Daftar Isi
- 1 Fenomena Gengsi Akademik di Era Indeksasi
- 2 Indeksasi Jurnal: Apa yang Sebenarnya Diukur?
- 3 Studi Kasus: Jurnal Nature dan Retraksi Penelitian
- 4 Dampak Miskonsepsi: Dari Dosen hingga Institusi
- 5 Indeksasi Tidak Sama dengan Kualitas Riset
- 6 Ketimpangan Global: Negara Berkembang dan Standar Barat
- 7 Menuju Evaluasi Penelitian yang Lebih Holistik
- 8 Apa yang Harus Dilakukan Pemerintah dan Kampus?
- 9 Indeksasi Sebagai Alat, Bukan Tujuan
Fenomena Gengsi Akademik di Era Indeksasi
Dalam ekosistem akademik global, terutama di Indonesia, muncul fenomena yang kian dominan: mengejar indeksasi jurnal sebagai simbol gengsi dan keberhasilan akademik.

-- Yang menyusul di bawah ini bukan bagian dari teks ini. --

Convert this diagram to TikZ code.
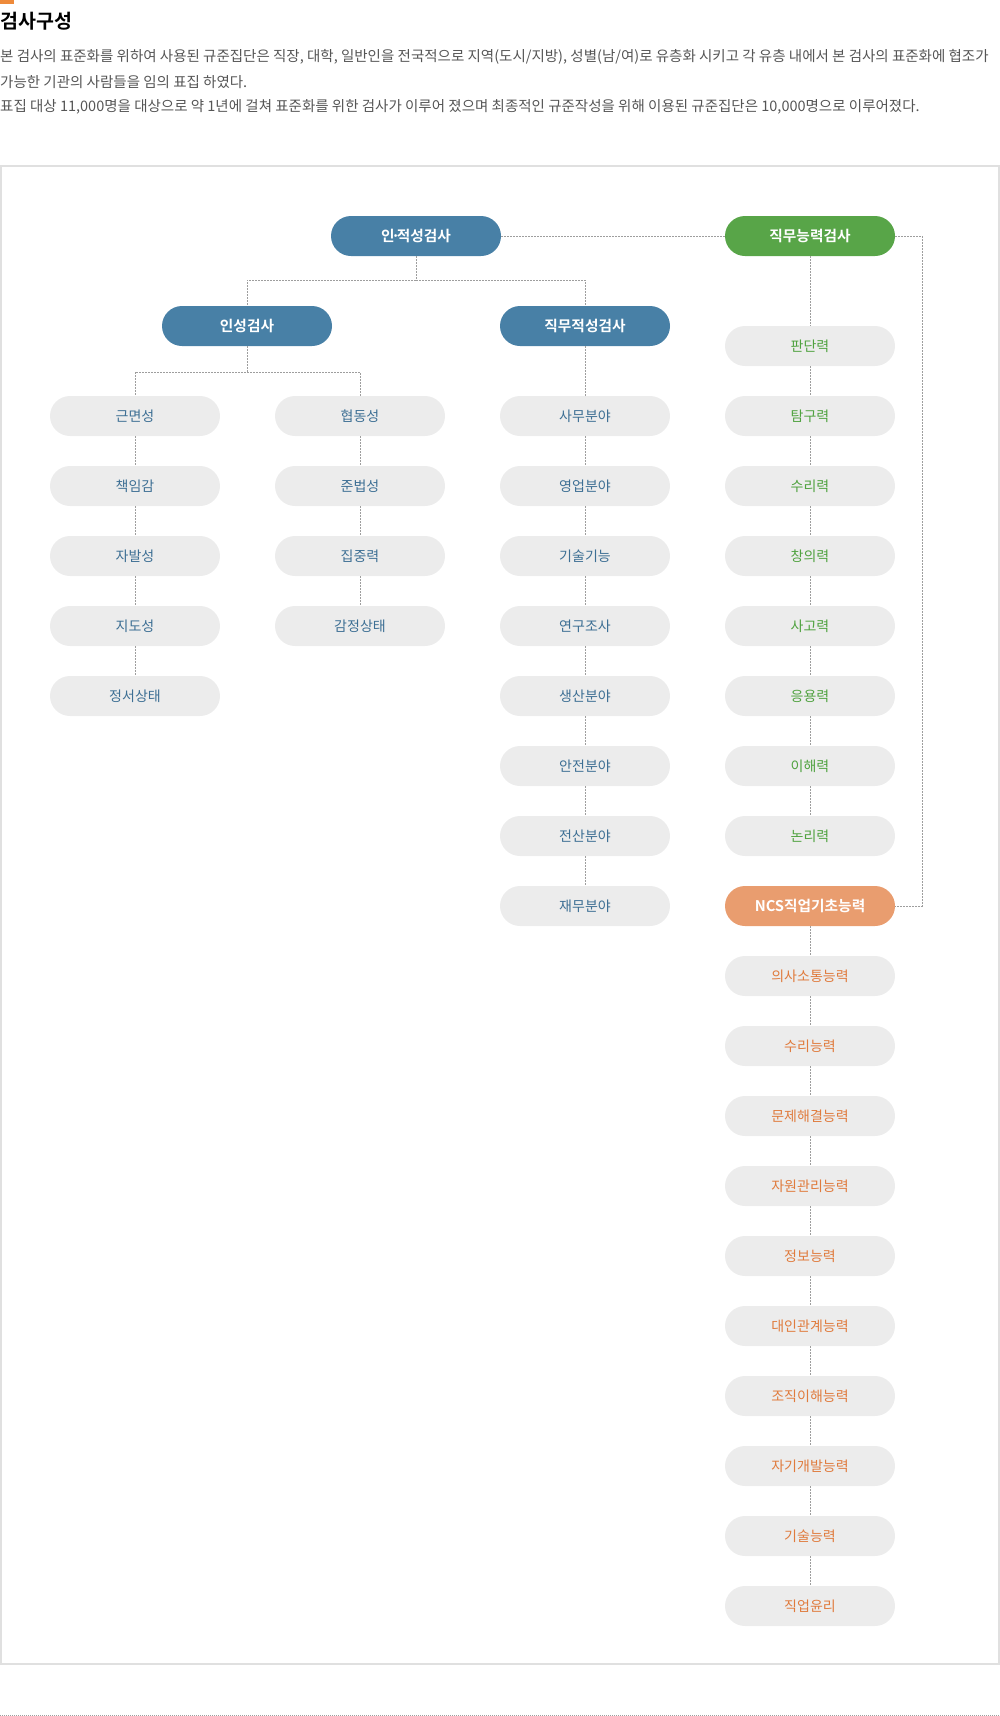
\documentclass[tikz,border=0pt]{standalone}
\usepackage{fontspec}
\setmainfont{Noto Sans CJK KR}[BoldFont={Noto Sans CJK KR Bold}]
\usetikzlibrary{positioning}
\definecolor{hblue}{HTML}{4880A6}
\definecolor{hgreen}{HTML}{58A548}
\definecolor{horange}{HTML}{E99D6F}
\definecolor{tblue}{HTML}{3D6F94}
\definecolor{tgreen}{HTML}{4FA23F}
\definecolor{torange}{HTML}{E07B3D}
\definecolor{ngray}{HTML}{ECECEC}
\definecolor{lgray}{HTML}{9E9E9E}
\definecolor{fgray}{HTML}{E0E0E0}
\definecolor{barorange}{HTML}{EE8A3A}
\definecolor{bodytext}{HTML}{555555}
\newcommand{\bodyfont}{\fontsize{14.5}{16}\selectfont}

\begin{document}
\begin{tikzpicture}[x=1pt,y=-1pt]
  \tikzstyle{pill} = [rectangle, rounded corners=20pt, minimum width=170pt, minimum height=40pt, inner sep=0pt]
  \tikzstyle{hnode} = [pill, text=white, font=\fontsize{14.7}{16}\selectfont\bfseries]
  \tikzstyle{snode} = [pill, fill=ngray, font=\fontsize{14}{15}\selectfont]
  \tikzstyle{tline} = [anchor=west, inner sep=0pt, text=bodytext, font=\bodyfont]
  \tikzstyle{dline} = [lgray, line width=1pt, dash pattern=on 1.5pt off 1.5pt]

  \useasboundingbox (0,0) rectangle (1000,1716);

  % heading and text
  \fill[barorange] (0,0) rectangle (14,4);
  \node[anchor=west, inner sep=0pt, font=\fontsize{19.5}{21}\selectfont\bfseries] (title) at (0,21) {검사구성};
  \node[tline] (l1) at (0,57) {본 검사의 표준화를 위하여 사용된 규준집단은 직장, 대학, 일반인을 전국적으로 지역(도시/지방), 성별(남/여)로 유층화 시키고 각 유층 내에서 본 검사의 표준화에 협조가};
  \node[tline] (l2) at (0,82) {가능한 기관의 사람들을 임의 표집 하였다.};
  \node[tline] (l3) at (0,107) {표집 대상 11,000명을 대상으로 약 1년에 걸쳐 표준화를 위한 검사가 이루어 졌으며 최종적인 규준작성을 위해 이용된 규준집단은 10,000명으로 이루어졌다.};

  % frame
  \draw[fgray, line width=1.5pt] (1,166) rectangle (999,1664);
  \draw[lgray, line width=0.8pt, dash pattern=on 1pt off 1pt] (0,1715) -- (1000,1715);

  % top level
  \node[hnode, fill=hblue] (ajs) at (416,236) {인\kern-0.22em·\kern-0.22em적성검사};
  \node[hnode, fill=hgreen] (jn) at (810,236) {직무능력검사};
  \node[hnode, fill=hblue] (ins) at (247,326) {인성검사};
  \node[hnode, fill=hblue] (jjs) at (585,326) {직무적성검사};
  \node[hnode, fill=horange] (ncs) at (810,906) {NCS직업기초능력};

  % personality
  \node[snode, text=tblue] (p1) at (135,416) {근면성};
  \node[snode, text=tblue] (p2) at (135,486) {책임감};
  \node[snode, text=tblue] (p3) at (135,556) {자발성};
  \node[snode, text=tblue] (p4) at (135,626) {지도성};
  \node[snode, text=tblue] (p5) at (135,696) {정서상태};
  \node[snode, text=tblue] (q1) at (360,416) {협동성};
  \node[snode, text=tblue] (q2) at (360,486) {준법성};
  \node[snode, text=tblue] (q3) at (360,556) {집중력};
  \node[snode, text=tblue] (q4) at (360,626) {감정상태};

  % job aptitude
  \node[snode, text=tblue] (a1) at (585,416) {사무분야};
  \node[snode, text=tblue] (a2) at (585,486) {영업분야};
  \node[snode, text=tblue] (a3) at (585,556) {기술기능};
  \node[snode, text=tblue] (a4) at (585,626) {연구조사};
  \node[snode, text=tblue] (a5) at (585,696) {생산분야};
  \node[snode, text=tblue] (a6) at (585,766) {안전분야};
  \node[snode, text=tblue] (a7) at (585,836) {전산분야};
  \node[snode, text=tblue] (a8) at (585,906) {재무분야};

  % job ability
  \node[snode, text=tgreen] (b1) at (810,346) {판단력};
  \node[snode, text=tgreen] (b2) at (810,416) {탐구력};
  \node[snode, text=tgreen] (b3) at (810,486) {수리력};
  \node[snode, text=tgreen] (b4) at (810,556) {창의력};
  \node[snode, text=tgreen] (b5) at (810,626) {사고력};
  \node[snode, text=tgreen] (b6) at (810,696) {응용력};
  \node[snode, text=tgreen] (b7) at (810,766) {이해력};
  \node[snode, text=tgreen] (b8) at (810,836) {논리력};

  % NCS
  \node[snode, text=torange] (n1) at (810,976) {의사소통능력};
  \node[snode, text=torange] (n2) at (810,1046) {수리능력};
  \node[snode, text=torange] (n3) at (810,1116) {문제해결능력};
  \node[snode, text=torange] (n4) at (810,1186) {자원관리능력};
  \node[snode, text=torange] (n5) at (810,1256) {정보능력};
  \node[snode, text=torange] (n6) at (810,1326) {대인관계능력};
  \node[snode, text=torange] (n7) at (810,1396) {조직이해능력};
  \node[snode, text=torange] (n8) at (810,1466) {자기개발능력};
  \node[snode, text=torange] (n9) at (810,1536) {기술능력};
  \node[snode, text=torange] (n10) at (810,1606) {직업윤리};

  % connectors
  \coordinate (t1) at (416,280);
  \coordinate (t2) at (247,372);
  \coordinate (r1) at (922,236);
  \draw[dline] (ajs) -- (jn);
  \draw[dline] (ajs) -- (t1) -| (ins.north);
  \draw[dline] (t1) -| (jjs.north);
  \draw[dline] (ins) -- (t2) -| (p1.north);
  \draw[dline] (t2) -| (q1.north);
  \draw[dline] (jn.east) -- (r1) |- (ncs.east);

  \draw[dline] (p1) -- (p2) (p2) -- (p3) (p3) -- (p4) (p4) -- (p5);
  \draw[dline] (q1) -- (q2) (q2) -- (q3) (q3) -- (q4);
  \draw[dline] (jjs) -- (a1) (a1) -- (a2) (a2) -- (a3) (a3) -- (a4)
    (a4) -- (a5) (a5) -- (a6) (a6) -- (a7) (a7) -- (a8);
  \draw[dline] (jn) -- (b1) (b1) -- (b2) (b2) -- (b3) (b3) -- (b4)
    (b4) -- (b5) (b5) -- (b6) (b6) -- (b7) (b7) -- (b8);
  \draw[dline] (ncs) -- (n1) (n1) -- (n2) (n2) -- (n3) (n3) -- (n4) (n4) -- (n5)
    (n5) -- (n6) (n6) -- (n7) (n7) -- (n8) (n8) -- (n9) (n9) -- (n10);
\end{tikzpicture}
\end{document}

Lembaga-lembaga pendidikan tinggi dan riset seperti perguruan tinggi negeri, politeknik, hingga pusat riset pemerintah menjadikan indeksasi di Scopus, Web of Science (WoS), atau lembaga bibliometrik lainnya sebagai indikator utama dalam menilai kinerja dosen dan peneliti.
Namun, pertanyaannya: apakah indeksasi benar-benar mencerminkan kualitas penelitian?
Artikel ini akan mengurai mitos, membedah dampak sistemik dari paradigma yang terlalu bergantung pada indeksasi, dan menawarkan solusi konkret menuju sistem evaluasi riset yang lebih holistik dan berdampak.
Indeksasi Jurnal: Apa yang Sebenarnya Diukur?
Indeksasi jurnal ilmiah di lembaga seperti Scopus atau Web of Science umumnya didasarkan pada sejumlah kriteria teknis dan administratif. Kriteria tersebut meliputi:
- Adanya sistem peer review yang berjalan secara konsisten
- Transparansi kebijakan editorial
- Kualitas metadata dan sitasi
- Terbitan yang konsisten dalam waktu dan kualitas teknis
Namun, perlu dicatat bahwa indikator tersebut tidak secara langsung menilai substansi riset yang dipublikasikan. Dengan kata lain, jurnal yang terindeks belum tentu setiap artikelnya berkualitas tinggi, relevan, atau memiliki dampak nyata terhadap masyarakat.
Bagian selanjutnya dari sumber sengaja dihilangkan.